Como los dominicanos estamos acostumbrados a cherchar con cualquier cosa, sin importar la importancia o la solemnidad de las mismas, desde hace tiempo hemos sido testigos de una carrera loca por las nominaciones a diputados y regidores en todos los partidos, que terminará desprestigiando la democracia dominicana.
Los partidos y sus dirigencias tienen el deber de cuidar la buena imagen del congreso, de los ayuntamientos y del país, tienen el compromiso de imponer los criterios morales y civiles que las leyes y las reglamentaciones están impedidas porque vivimos en un régimen en el que es un derecho inalienable elegir y ser elegidos, para adecentar el congreso nacional y los cabildos antes de que el pueblo, harto de tantas iniquidades, tome por sus propias manos la higienización del parlamento nacional y de los ayuntamientos.
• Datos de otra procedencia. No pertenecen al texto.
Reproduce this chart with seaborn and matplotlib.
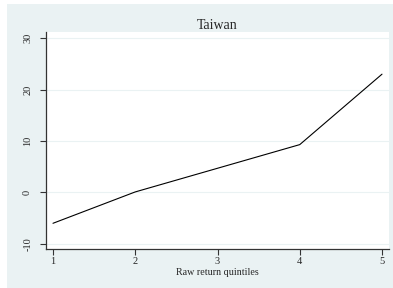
import matplotlib
matplotlib.use("Agg")
import matplotlib.pyplot as plt
import seaborn as sns
import pandas as pd
from matplotlib.patches import Rectangle

quintiles = [1, 2, 3, 4, 5]
returns = [-6.0, 0.1, 4.7, 9.3, 23.0]
yticks = [-10, 0, 10, 20, 30]
title = "Taiwan"
xlabel = "Raw return quintiles"

sns.set_style("white")
plt.rcParams['font.family'] = ['Liberation Serif', 'DejaVu Serif']

df = pd.DataFrame({"q": quintiles, "r": returns})

W, H = 393, 288
fig = plt.figure(figsize=(W / 100, H / 100), dpi=100, facecolor="white")
bg = "#EAF2F3"
bgax = fig.add_axes([0, 0, 1, 1], zorder=0)
bgax.set_axis_off()
bgax.add_patch(Rectangle((7 / W, 0), 1 - 7 / W, (H - 4) / H, transform=bgax.transAxes,
                         facecolor=bg, edgecolor="none"))

ax = fig.add_axes([46 / W, (H - 249) / H, (389 - 46) / W, (249 - 32) / H], zorder=1)
ax.set_facecolor("white")
sns.lineplot(data=df, x="q", y="r", ax=ax, color="black", linewidth=0.8)

ax.set_xlim(0.915, 5.085)
ax.set_ylim(-11.0, 31.2)
ax.set_xticks(quintiles)
ax.set_yticks(yticks)
ax.set_xticklabels([str(q) for q in quintiles], fontsize=7.5)
ax.set_yticklabels([str(t) for t in yticks], fontsize=7.5, rotation=90, va="center")
ax.set_xlabel(xlabel, fontsize=7.2, labelpad=1)
ax.set_ylabel("")
ax.set_title(title, fontsize=10, pad=2)

for y in yticks:
    ax.axhline(y, color=bg, linewidth=0.8, zorder=0)

for s in ["top", "right"]:
    ax.spines[s].set_visible(False)
for s in ["left", "bottom"]:
    ax.spines[s].set_color("#333333")
    ax.spines[s].set_linewidth(0.9)
ax.tick_params(axis="both", direction="out", length=4, width=0.8, color="#333333", pad=2)
ax.tick_params(axis="y", pad=6)
ax.tick_params(left=True, bottom=True)

fig.savefig("out.png", dpi=100, facecolor=fig.get_facecolor())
Si tuviésemos que predecir cuales podrían ser las razones que pudiesen llevar a la sociedad dominicana a perder la fe en los partidos políticos, como ha ocurrido en otras naciones del hemisferio, no cabe ninguna duda de que una de ellas sería el ejercicio parlamentario y municipal, el acceso de personas moralmente cuestionadas y educativamente incompetentes que está carcomiendo esos símbolos de la democracia y deshonrando el buen nombre de la nación.
El populismo, la popularidad fabricada, el clientelismo, las debilidades sociales, las necesidades económicas insatisfechas, y otras razones propias de sociedades envueltas en un relevo generacional prematuro por la desaparición física de todo el liderazgo que copó la últimas cinco décadas de vida democrática, nos hacen susceptibles a todas estas aberraciones que nos han llevado a perder la identidad moral y ciudadana que debe primar en una sociedad que quiere salir de tercermundista.
La clase política tiene la obligación de detener esta degradación institucional, poner los parámetros dentro de los partidos que impidan que personas que no han recorridos los caminos que conducen desde la alfabetización hasta las aulas universitarias, que desconocen el sacrificio que necesita cualquier ciudadano común para ser un representante social sensible con su sector, que carecen del sentimiento suficiente para anteponer la comunidad ante apetencias personales, que no puede defender la familia como base de la sociedad porque en sus andares mundanos, el irrespeto a los preceptos que marcan la familia es lo los que les ha permitido llegar al mundo de incongruencias y vulgaridad en el cual pululan, para que por una vez por todas, podamos asistir orgullosos a escuchar nuestro parlamentarios y munícipes sin la necesidad de un traductor de absurdos, sin soportar faltas ortográficas verbales ni comportamientos indecorosos.